8.19.2010

Right Foot

In October 1998, a little over 6 months after I broke my left foot I was back in school in Youngstown and friends with a girl who lived across the hall my freshman year named Megan.
Megan had moved out the year before and was living in an apartment on top of a funeral home across the street from our dorms.

One night she had a party. There were adult beverages. There was a wheelchair she stole from a K-Mart. Heck, K-Marts still existed in most towns!
I was joyriding back and forth in the wheelchair and curbed it pretty hard, breaking it. Whoops.
A few hours and several drinks later I walked upstairs through the main area of the funeral home and into the apartment to get more jello shots out of the fridge. In the apartment I ran into a girl I sort of knew, but you know...I'd had a few drinks and everyone was my best friend.
She just got into nursing school and was super excited. Around 1130pm I grabbed 6 jello shots, grape and cherry, and started walking down the stairs with her asking her about school.

Then, when I was two steps from the bottom I thought I was really only one step from the bottom and I skipped a step. Down I fell jello shots flung in what seemed like slow motion through the air and my right foot twisted and I landed on the inside of it crunching the outside.
It might have been the pain, it was probably the alcohol but I immediately began to dry heave and felt wetness all over my bottom.
Nursing School girl ran for a trash can and Megan came up the stairs to see what happened. After ralphing into the trash can a few times I asked someone to go get Alaina from our room across the hall and to have her bring my car keys.

I stood up and told nursing school girl I thought I pee'd my pants. She looked at my bottom and burst out laughing. What?!! What!?!??? I asked. She said, you didn't pee, you landed on the jello shots.
Apparently I had purple and red splats all over my tan pants covered bottom.
I hobbled down the stairs and onto the porch where everyone else at the party was regaled with the tale of my clumsiness. We lamented the broken wheelchair that would have been best suited to take me to the parking lot where my car was parked.

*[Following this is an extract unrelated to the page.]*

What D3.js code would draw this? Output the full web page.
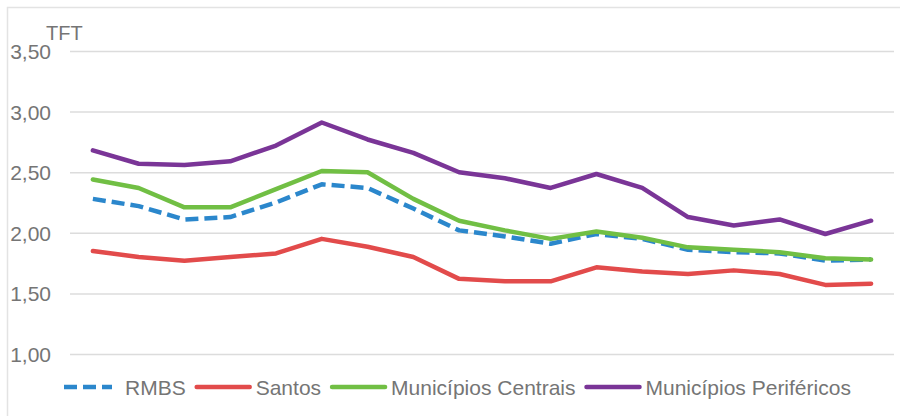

Alaina came, laughed and then we got in my car and went to the nearest hospital. The nearest hospital being the one in the middle of the ghetto since our university was on the edge of the bad part of town. I was busy trying to sober up, seeing as I wasn't actually permitted to consume adult beverages legally....
Alaina dropped me at the ER door, I hobbled in, checked in and crawled into a wheel chair to prop my foot up. In the mean time Alaina left the hospital and went to a store to buy me some saltine crackers (I think, people at the party might have sent them with us, I can't quite remember).

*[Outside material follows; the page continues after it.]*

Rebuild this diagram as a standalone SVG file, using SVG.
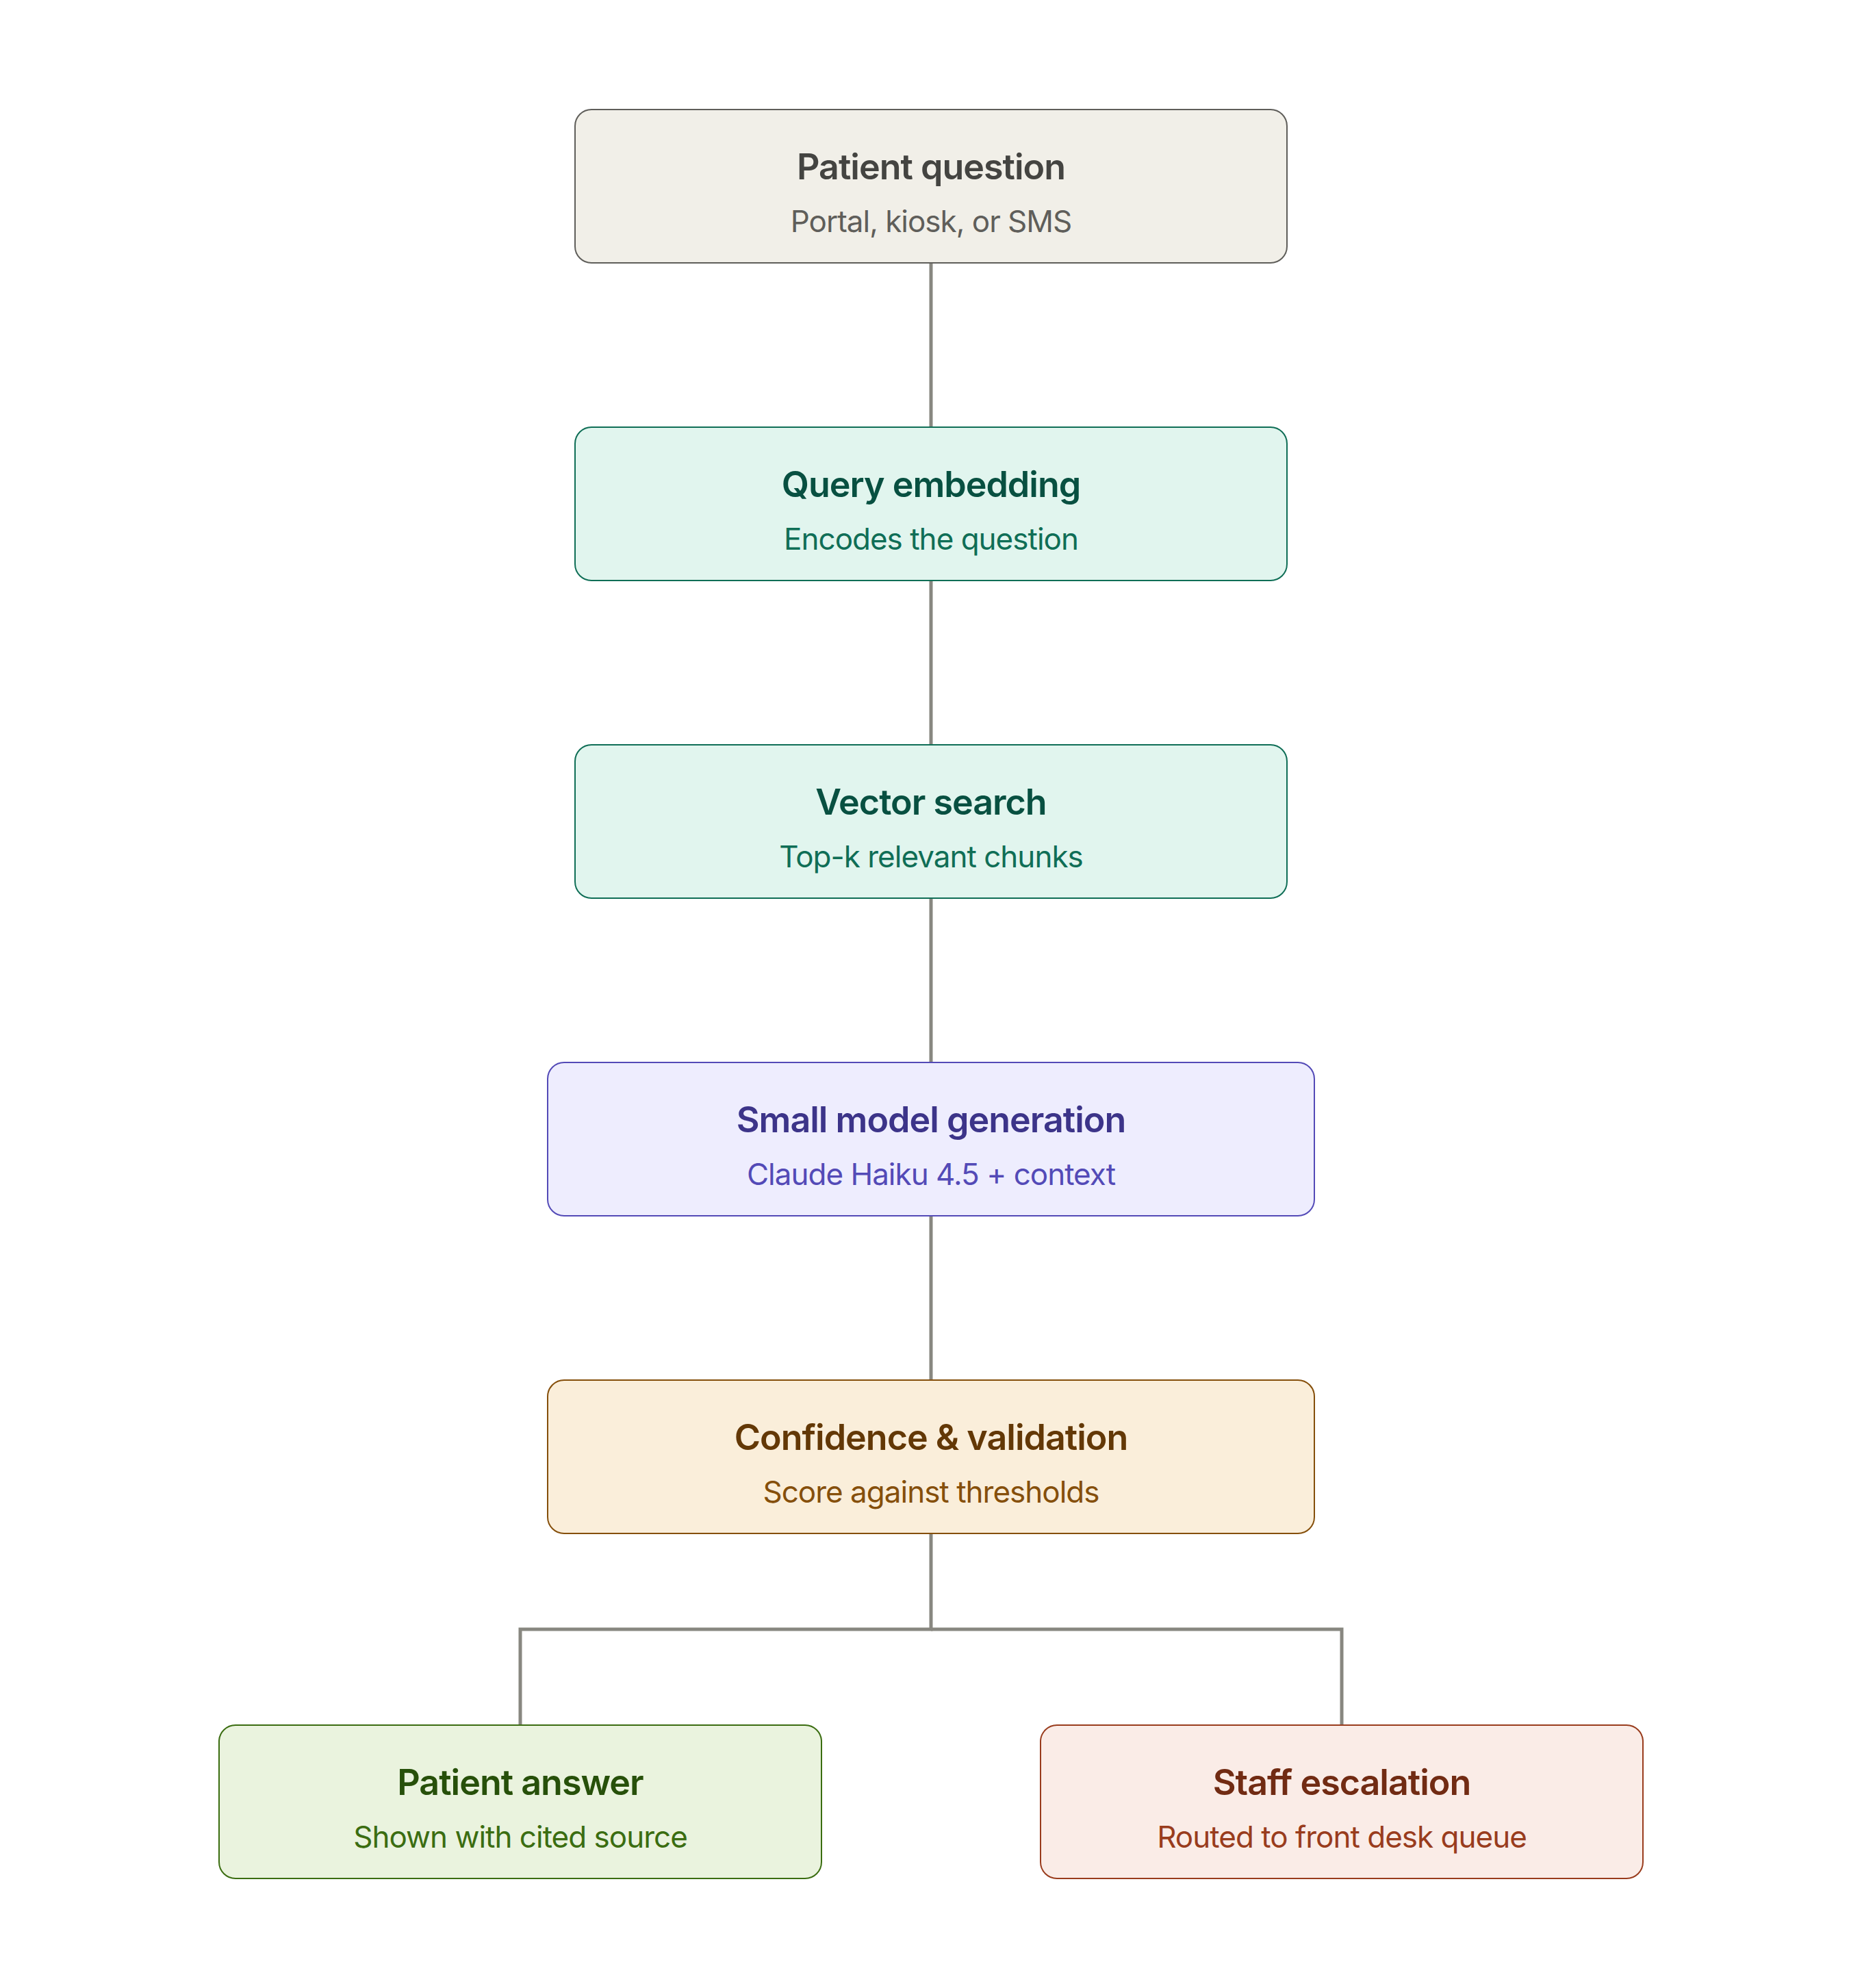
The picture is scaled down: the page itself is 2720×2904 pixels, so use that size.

The inner city ER was fascinating. There was one very very drunk and alternately belligerent and slap happy man wandering about. He wandered over to me and said, "Whassamatterwitchu?" I told him I think I broke my foot. He pointed to my right foot and said, "Thissun?" I replied yes. So naturally, he grabbed my newly broken foot and said, "When chu get betta, you runna one for da gipper!"
I had no idea who or what the gipper was, and I didn't ask for fear he would start shaking and squeezing my foot again. (Someone later told me the gipper is apparently Ronald Reagan)
About two in the morning I was taken back and put in a room.
About five after two in the morning I was taken out of the room and pushed (literally pushed then let go to roll freely) across the hall where I came to rest by a hazardous material waste bin because a drive by had rolled in and they had more critical patients.
But all that was ok with me, because it gave the saltines time to kick in.

Finally about 430 in the morning we were released and I had a partial cast running up my whole calf with an ace bandage wrapped around it and crutches to walk on. It was the exact same break as the left foot, just on the other foot. But the hospital was all out of air casts and I needed to go to my family doctor for one of those.
Since my parents are early risers I called them when I got back to our dorm room about 6am. I told them what happened and that I needed an air cast boot thing just like before but they can be used on either foot.
My dad said, "Shit! I JUST threw the boot away"
So he bought another one, for another $400.

To this day, that man still has the boot in his attic and he's fairly certain that's why I haven't broken a foot since.